The duties of the court in any case in which "proximate cause" is at issue involve making determinations as to (1) whether the defendant stands in such a relation to the plaintiff that the law will impose upon him any obligation of reasonable conduct for the benefit of the plaintiff, (2) whether the damages are of such character that they may be apportioned and assigned in part to several causes, (3) causation in fact, i.e., whether the defendant's conduct was a substantial factor in producing the result, (4) whether the defendant's responsibility is superseded by an abnormal intervening force. The first two are always questions of law. The third and fourth are questions of law only where reasonable persons could not differ.[1]

There are no reported Florida cases which have addressed the question whether a brake failure in a rear-end collision is an efficient intervening cause. Appellee has presented several cases from other jurisdictions holding that brake failure, as an intervening cause of a rear-end collision, is an unforeseeable cause. Sheehan v. City of New York, 40 N.Y.2d 496, 354 N.E.2d 832, 387 N.Y.S.2d 92 (1976) (brake failure of plaintiff's vehicle was an efficient intervening cause even though defendant's bus was negligently stopped in a traffic lane rather than in curb lane provided for buses); McGuire v. Lloyd, 324 F. Supp. 903 (D.S.C. 1971) (although defendant's vehicle had come to a stop on highway partially obstructing *505 flow of traffic, South Carolina federal court held that the brake failure of plaintiff's following truck was an unforeseeable intervening cause); Dunnivant v. Nafe, 206 Tenn. 458, 334 S.W.2d 717 (1960) (defendants negligently stopped at crest of a steep hill obstructing traffic so that plaintiff in following vehicle had to stop and when plaintiff's brakes failed causing him to roll back down the hill and off the bridge resulting in injury, brake failure was an unforeseeable efficient intervening cause); Commonwealth, Department of Highways v. Graham, 410 S.W.2d 619 (Ky. 1966) (plaintiff attempted to stop because defendant blocked traffic while making U-turn with his truck near crest of hill, but owing to brake failure, plaintiff had to swerve to avoid striking truck, causing his own vehicle to overturn; held that brake failure was an unforeseeable intervening cause); Wilborn v. Sneed, 415 S.W.2d 858 (Ky. 1967) (defendant turned his vehicle around on a highway less than 500 feet from crest of a hill, allegedly in violation of statute, but failure of brakes on plaintiff's vehicle which led to crash was held a supervening, abnormal circumstance).

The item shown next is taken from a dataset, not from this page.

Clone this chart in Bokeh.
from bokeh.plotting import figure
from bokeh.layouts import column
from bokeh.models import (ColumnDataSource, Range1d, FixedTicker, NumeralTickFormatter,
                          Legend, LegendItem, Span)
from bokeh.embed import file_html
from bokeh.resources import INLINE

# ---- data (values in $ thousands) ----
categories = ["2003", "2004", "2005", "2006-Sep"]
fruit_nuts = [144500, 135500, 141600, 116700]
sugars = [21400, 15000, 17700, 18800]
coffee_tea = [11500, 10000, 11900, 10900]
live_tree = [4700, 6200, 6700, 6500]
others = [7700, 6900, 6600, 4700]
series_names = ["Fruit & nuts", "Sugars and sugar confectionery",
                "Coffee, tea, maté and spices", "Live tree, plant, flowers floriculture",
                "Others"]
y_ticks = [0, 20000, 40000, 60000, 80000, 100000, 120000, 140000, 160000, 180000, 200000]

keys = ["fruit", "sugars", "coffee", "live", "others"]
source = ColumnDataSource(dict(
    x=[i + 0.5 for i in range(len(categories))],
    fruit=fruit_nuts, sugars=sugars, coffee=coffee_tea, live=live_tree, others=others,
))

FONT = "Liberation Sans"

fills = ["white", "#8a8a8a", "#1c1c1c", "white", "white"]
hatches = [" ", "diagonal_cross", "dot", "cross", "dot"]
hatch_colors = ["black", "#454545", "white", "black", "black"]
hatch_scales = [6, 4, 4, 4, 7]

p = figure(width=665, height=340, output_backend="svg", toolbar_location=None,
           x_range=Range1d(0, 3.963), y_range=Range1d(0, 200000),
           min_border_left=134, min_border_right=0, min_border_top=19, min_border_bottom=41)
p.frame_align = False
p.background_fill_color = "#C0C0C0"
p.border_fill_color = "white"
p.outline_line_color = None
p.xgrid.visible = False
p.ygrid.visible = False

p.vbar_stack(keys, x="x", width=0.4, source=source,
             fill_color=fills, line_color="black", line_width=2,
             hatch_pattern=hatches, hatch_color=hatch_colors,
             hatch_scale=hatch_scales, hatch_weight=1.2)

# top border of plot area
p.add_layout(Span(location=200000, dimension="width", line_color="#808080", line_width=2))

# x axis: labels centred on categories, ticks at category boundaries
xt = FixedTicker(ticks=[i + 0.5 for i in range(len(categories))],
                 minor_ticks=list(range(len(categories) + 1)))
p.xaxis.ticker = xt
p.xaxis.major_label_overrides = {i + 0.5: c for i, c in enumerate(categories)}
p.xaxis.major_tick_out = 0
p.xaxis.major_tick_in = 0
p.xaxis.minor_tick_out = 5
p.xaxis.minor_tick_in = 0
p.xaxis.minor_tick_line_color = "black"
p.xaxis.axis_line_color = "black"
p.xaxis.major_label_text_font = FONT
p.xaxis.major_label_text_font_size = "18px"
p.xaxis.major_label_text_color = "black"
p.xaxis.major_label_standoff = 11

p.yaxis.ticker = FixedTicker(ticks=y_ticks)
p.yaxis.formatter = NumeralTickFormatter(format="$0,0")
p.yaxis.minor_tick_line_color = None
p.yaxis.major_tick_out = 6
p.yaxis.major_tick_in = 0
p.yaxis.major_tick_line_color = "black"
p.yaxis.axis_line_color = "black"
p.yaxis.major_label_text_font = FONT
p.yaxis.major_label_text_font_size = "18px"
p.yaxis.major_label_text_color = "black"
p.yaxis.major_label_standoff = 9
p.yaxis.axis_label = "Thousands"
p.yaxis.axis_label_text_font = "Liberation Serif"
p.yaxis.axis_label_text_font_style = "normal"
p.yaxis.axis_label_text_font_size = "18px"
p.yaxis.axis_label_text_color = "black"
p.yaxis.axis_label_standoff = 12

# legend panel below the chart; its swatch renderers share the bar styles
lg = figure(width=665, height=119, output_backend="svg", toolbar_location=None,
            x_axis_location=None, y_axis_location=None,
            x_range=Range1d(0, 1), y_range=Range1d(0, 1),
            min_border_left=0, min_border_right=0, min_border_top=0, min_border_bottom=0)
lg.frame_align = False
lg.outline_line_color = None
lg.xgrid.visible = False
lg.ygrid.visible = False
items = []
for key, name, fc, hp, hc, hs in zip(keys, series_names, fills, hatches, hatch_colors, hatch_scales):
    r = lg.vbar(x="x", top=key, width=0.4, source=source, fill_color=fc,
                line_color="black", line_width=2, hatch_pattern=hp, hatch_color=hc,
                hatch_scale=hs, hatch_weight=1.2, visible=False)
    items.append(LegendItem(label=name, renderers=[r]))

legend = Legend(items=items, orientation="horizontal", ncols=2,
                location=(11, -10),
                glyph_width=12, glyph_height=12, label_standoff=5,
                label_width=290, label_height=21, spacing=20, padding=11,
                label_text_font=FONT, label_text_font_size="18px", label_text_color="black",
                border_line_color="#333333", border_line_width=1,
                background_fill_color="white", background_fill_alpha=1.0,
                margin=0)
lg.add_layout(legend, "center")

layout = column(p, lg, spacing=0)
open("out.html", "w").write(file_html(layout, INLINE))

A critical fact in all the cited brake failure cases, and also a factor here, is that the plaintiffs were able to see the dangerous conditions well before the collisions but were unable to avoid the collision only because of the mechanical brake failure.

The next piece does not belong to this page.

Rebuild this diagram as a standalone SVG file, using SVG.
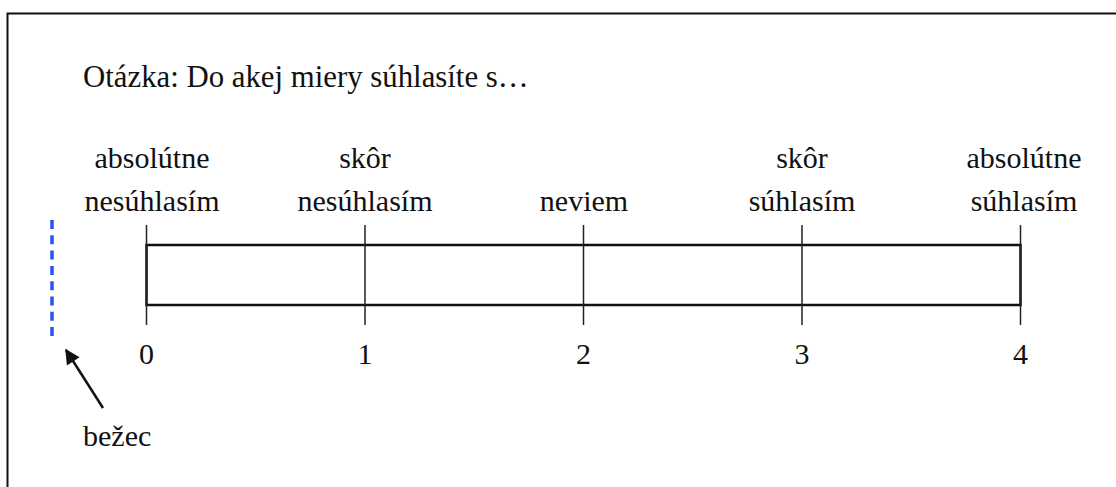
<svg xmlns="http://www.w3.org/2000/svg" width="1116" height="487" viewBox="0 0 1116 487">
  <defs>
    <style>
      .t { font-family: "Liberation Serif", "Times New Roman", serif; font-size: 30px; fill: #111; }
      .q { font-size: 30.8px; }
      .c { text-anchor: middle; }
      .tick { stroke: #222; stroke-width: 1.5; }
    </style>
    <marker id="head" viewBox="0 0 10 10" refX="9" refY="5" markerWidth="6.5" markerHeight="6" orient="auto" markerUnits="strokeWidth">
      <path d="M0,0 L10,5 L0,10 Z" fill="#111"/>
    </marker>
  </defs>

  <rect width="1116" height="487" fill="#fff"/>
  <!-- outer frame -->
  <rect x="7.5" y="13.5" width="1130" height="500" fill="none" stroke="#111" stroke-width="2"/>

  <!-- question -->
  <text class="t q" x="83" y="87">Otázka: Do akej miery súhlasíte s…</text>

  <!-- scale bar -->
  <g id="scale">
    <rect x="146.5" y="245" width="874" height="60" fill="none" stroke="#111" stroke-width="2.5"/>
    <line class="tick" x1="146.5" y1="225" x2="146.5" y2="325"/>
    <line class="tick" x1="365" y1="225" x2="365" y2="325"/>
    <line class="tick" x1="583.5" y1="225" x2="583.5" y2="325"/>
    <line class="tick" x1="802" y1="225" x2="802" y2="325"/>
    <line class="tick" x1="1020.5" y1="225" x2="1020.5" y2="325"/>
  </g>

  <!-- category labels -->
  <g id="labels">
    <text class="t c" x="152" y="168">absolútne</text>
    <text class="t c" x="152" y="211">nesúhlasím</text>
    <text class="t c" x="365" y="168">skôr</text>
    <text class="t c" x="365" y="211">nesúhlasím</text>
    <text class="t c" x="584" y="211">neviem</text>
    <text class="t c" x="802" y="168">skôr</text>
    <text class="t c" x="802" y="211">súhlasím</text>
    <text class="t c" x="1024" y="168">absolútne</text>
    <text class="t c" x="1024" y="211">súhlasím</text>
  </g>

  <!-- numeric values -->
  <g id="values">
    <text class="t c" x="146.5" y="364">0</text>
    <text class="t c" x="365" y="364">1</text>
    <text class="t c" x="583.5" y="364">2</text>
    <text class="t c" x="802" y="364">3</text>
    <text class="t c" x="1020.5" y="364">4</text>
  </g>

  <!-- slider -->
  <g id="slider">
    <line x1="52" y1="220" x2="52" y2="336" stroke="#2b50f5" stroke-width="3.5" stroke-dasharray="9 6.3"/>
  </g>

  <g id="connectors">
    <line x1="103" y1="408" x2="66" y2="350" stroke="#111" stroke-width="2.5" marker-end="url(#head)"/>
  </g>

  <g id="slider-label">
    <text class="t" x="83" y="446">bežec</text>
  </g>
</svg>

The dispositive principle of law was stated in Commonwealth, Department of Highways v. Graham: "If the original negligence is remote and only furnishes the occasion of the injury, it is not the proximate cause thereof." 410 S.W.2d at 620. Inferentially, if a force intervenes between the original negligence and the injury which has the force of a superseding cause, then the proximate cause of the injury is that superseding force. More to the point, the court in Wilborn v. Sneed held that a brake failure which causes a collision under circumstances where the plaintiff otherwise would have been able to take action in avoidance, was "a supervening, abnormal circumstance," for which a defendant would not be held liable.

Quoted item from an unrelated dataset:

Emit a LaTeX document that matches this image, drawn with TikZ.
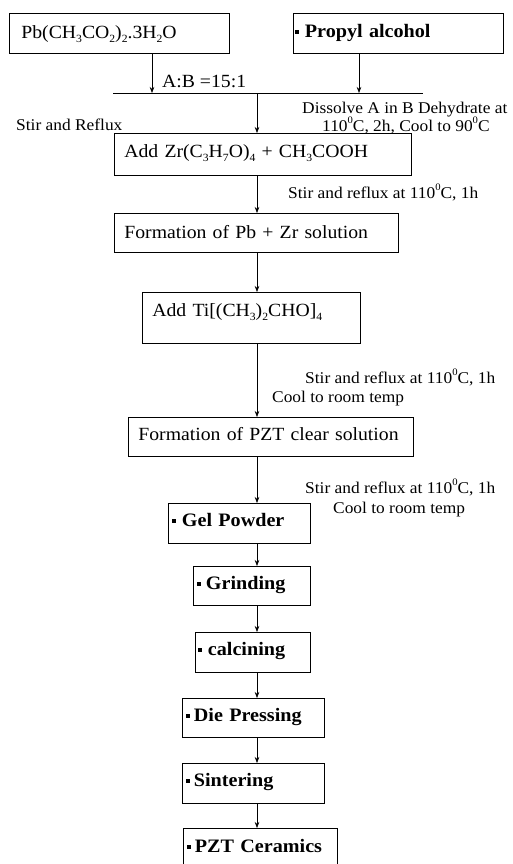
\documentclass[tikz,border=0pt]{standalone}
\usepackage{fontspec}
\setmainfont[FakeStretch=1.06]{Liberation Serif}
\usetikzlibrary{arrows.meta}
\newcommand\boxfnt{\fontsize{18.6bp}{22bp}\selectfont}
\newcommand\labfnt{\fontsize{16.4bp}{19bp}\selectfont}
\newcommand\bldfnt{\fontsize{19bp}{22bp}\selectfont\bfseries}
\newcommand\sqbul{\rule[0.2em]{3.5bp}{3.5bp}}
\newcommand\sbs[1]{\raisebox{-0.22em}{\fontsize{11bp}{11bp}\selectfont #1}}
\newcommand\sps[1]{\raisebox{0.45em}{\fontsize{10bp}{10bp}\selectfont #1}}
\tikzset{
  box/.style={draw, line width=0.8bp, anchor=north west, inner xsep=10bp, inner ysep=0pt, align=left, font=\boxfnt},
  bbox/.style={box, inner xsep=4bp, font=\bldfnt},
  lab/.style={anchor=base west, inner sep=0pt, font=\labfnt},
  arr/.style={line width=0.6bp, -{Stealth[length=6bp,width=4.5bp]}},
  plain/.style={line width=0.6bp}
}
\begin{document}
\begin{tikzpicture}[x=1bp,y=-1bp]
\useasboundingbox[fill=white] (0,0) rectangle (513,864);
% top boxes
\node[box, inner xsep=12bp, text width=196bp, minimum height=40bp, text height=25bp, text depth=15bp] (b1) at (9,13)
  {\mbox{Pb(CH\sbs{3}CO\sbs{2})\sbs{2}.3H\sbs{2}O}};
\node[bbox, inner xsep=2bp, text width=206bp, minimum height=40bp, text height=24bp, text depth=16bp] (b2) at (293,13)
  {\mbox{\sqbul\hspace{6bp}Propyl alcohol}};
% junction line
\coordinate (hl) at (113,93);
\coordinate (hr) at (423,93);
\coordinate (j1) at (152,93);
\coordinate (j2) at (359,93);
\coordinate (jm) at (257,93);
\coordinate (sp) at (257,0);
\draw[plain] (hl) -- (hr);
\draw[arr] (b1.south -| j1) -- (j1);
\draw[arr] (b2.south -| j2) -- (j2);
\node[lab, font=\boxfnt] (ab) at (162,87) {A:B =15:1};
\node[lab] (d1) at (302,113) {Dissolve A in B Dehydrate at};
\node[lab] (d2) at (322,131) {110\sps{0}C, 2h, Cool to 90\sps{0}C};
\node[lab] (sr) at (16,130) {Stir and Reflux};
% process boxes
\node[box, text width=277bp, minimum height=42bp, text height=24bp, text depth=18bp] (b3) at (114,133)
  {\mbox{Add Zr(C\sbs{3}H\sbs{7}O)\sbs{4} + CH\sbs{3}COOH}};
\node[box, text width=264bp, minimum height=39bp, text height=25bp, text depth=14bp] (b4) at (114,213)
  {\mbox{Formation of Pb + Zr solution}};
\node[box, text width=198bp, minimum height=51bp, text height=24bp, text depth=27bp] (b5) at (142,292)
  {\mbox{Add Ti[(CH\sbs{3})\sbs{2}CHO]\sbs{4}}};
\node[box, text width=265bp, minimum height=39bp, text height=23bp, text depth=16bp] (b6) at (128,417)
  {\mbox{Formation of PZT clear solution}};
\node[lab] (l1) at (288,198) {Stir and reflux at 110\sps{0}C, 1h};
\node[lab] (l2) at (305,383) {Stir and reflux at 110\sps{0}C, 1h};
\node[lab] (l3) at (272,402) {Cool to room temp};
\node[lab] (l4) at (305,493) {Stir and reflux at 110\sps{0}C, 1h};
\node[lab] (l5) at (333,513) {Cool to room temp};
% bold boxes
\node[bbox, text width=134bp, minimum height=40bp, text height=23bp, text depth=17bp] (b7) at (168,503)
  {\mbox{\sqbul\hspace{6bp}Gel Powder}};
\node[bbox, text width=109bp, minimum height=39bp, text height=23bp, text depth=16bp] (b8) at (193,566)
  {\mbox{\sqbul\hspace{5bp}Grinding}};
\node[bbox, inner xsep=3bp, text width=109bp, minimum height=40bp, text height=23bp, text depth=17bp] (b9) at (195,632)
  {\mbox{\sqbul\hspace{6bp}calcining}};
\node[bbox, text width=134bp, minimum height=39bp, text height=23bp, text depth=16bp] (b10) at (182,698)
  {\mbox{\sqbul\hspace{4bp}Die Pressing}};
\node[bbox, text width=134bp, minimum height=40bp, text height=23bp, text depth=17bp] (b11) at (182,763)
  {\mbox{\sqbul\hspace{4bp}Sintering}};
\node[bbox, text width=146bp, minimum height=40bp, text height=24bp, text depth=16bp] (b12) at (183,828)
  {\mbox{\sqbul\hspace{4bp}PZT Ceramics}};
% connectors
\draw[arr] (jm) -- (b3.north -| jm);
\draw[arr] (b3.south -| sp) -- (b4.north -| sp);
\draw[arr] (b4.south -| sp) -- (b5.north -| sp);
\draw[arr] (b5.south -| sp) -- (b6.north -| sp);
\draw[arr] (b6.south -| sp) -- (b7.north -| sp);
\draw[arr] (b7.south -| sp) -- (b8.north -| sp);
\draw[arr] (b8.south -| sp) -- (b9.north -| sp);
\draw[arr] (b9.south -| sp) -- (b10.north -| sp);
\draw[arr] (b10.south -| sp) -- (b11.north -| sp);
\draw[arr] (b11.south -| sp) -- (b12.north -| sp);
\end{tikzpicture}
\end{document}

It was the testimony of the operator of the vehicle in which plaintiff was a passenger that he saw defendant's truck and, but for the brake failure, would have had plenty of time to stop before the collision. On these facts, and in light of the given law on proximate cause, the summary judgment must be affirmed. Defendant's negligence, although furnishing an occasion for the injury, was not the proximate cause of the injury; brake failure of the car in which plaintiff was a passenger was a superseding intervening cause. We agree that as to the conclusion reached by the trial court, reasonable persons could not differ.

Affirmed.

NOTES

[1] Prosser, Law of Torts § 45 at 289-90 (4th ed. 1971).